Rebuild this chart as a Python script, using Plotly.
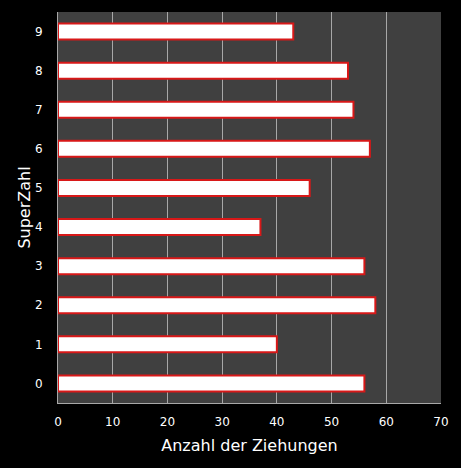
import plotly.graph_objects as go

superzahl = ['0', '1', '2', '3', '4', '5', '6', '7', '8', '9']
anzahl = [56, 40, 58, 56, 37, 46, 57, 54, 53, 43]
x_ticks = [0, 10, 20, 30, 40, 50, 60, 70]

fig = go.Figure()
fig.add_trace(go.Bar(
    x=anzahl,
    y=superzahl,
    orientation='h',
    width=0.41,
    marker=dict(color='white', line=dict(color='#d81818', width=2)),
))

fig.update_layout(
    width=461,
    height=468,
    paper_bgcolor='black',
    plot_bgcolor='#404040',
    font=dict(family='DejaVu Sans', color='white', size=12),
    margin=dict(l=58, r=20, t=12, b=65),
    showlegend=False,
    xaxis=dict(
        range=[0, 70],
        tickvals=x_ticks,
        showgrid=True,
        gridcolor='#a8a8a8',
        gridwidth=1,
        zeroline=False,
        showline=True,
        linecolor='#a8a8a8',
        ticks='',
        ticklabelstandoff=8,
        title=dict(text='Anzahl der Ziehungen', font=dict(size=16), standoff=11),
    ),
    yaxis=dict(
        type='category',
        showgrid=False,
        zeroline=False,
        showline=True,
        linecolor='#a8a8a8',
        ticks='',
        ticklabelstandoff=12,
        title=dict(text='SuperZahl', font=dict(size=16), standoff=0),
    ),
)

# page margin off so the figure fills the window
fig.write_html("out.html",
               config={'displayModeBar': False},
               post_script="document.body.style.margin='0';document.body.style.background='black';")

**DESCRIPTION OF THE TASK:** Copy out the listing exactly as it stands, but not the pictures.

**CORRECT RESPONSE:**
Rebuild this chart as a Python script, using Plotly.
import plotly.graph_objects as go

superzahl = ['0', '1', '2', '3', '4', '5', '6', '7', '8', '9']
anzahl = [56, 40, 58, 56, 37, 46, 57, 54, 53, 43]
x_ticks = [0, 10, 20, 30, 40, 50, 60, 70]

fig = go.Figure()
fig.add_trace(go.Bar(
    x=anzahl,
    y=superzahl,
    orientation='h',
    width=0.41,
    marker=dict(color='white', line=dict(color='#d81818', width=2)),
))

fig.update_layout(
    width=461,
    height=468,
    paper_bgcolor='black',
    plot_bgcolor='#404040',
    font=dict(family='DejaVu Sans', color='white', size=12),
    margin=dict(l=58, r=20, t=12, b=65),
    showlegend=False,
    xaxis=dict(
        range=[0, 70],
        tickvals=x_ticks,
        showgrid=True,
        gridcolor='#a8a8a8',
        gridwidth=1,
        zeroline=False,
        showline=True,
        linecolor='#a8a8a8',
        ticks='',
        ticklabelstandoff=8,
        title=dict(text='Anzahl der Ziehungen', font=dict(size=16), standoff=11),
    ),
    yaxis=dict(
        type='category',
        showgrid=False,
        zeroline=False,
        showline=True,
        linecolor='#a8a8a8',
        ticks='',
        ticklabelstandoff=12,
        title=dict(text='SuperZahl', font=dict(size=16), standoff=0),
    ),
)

# page margin off so the figure fills the window
fig.write_html("out.html",
               config={'displayModeBar': False},
               post_script="document.body.style.margin='0';document.body.style.background='black';")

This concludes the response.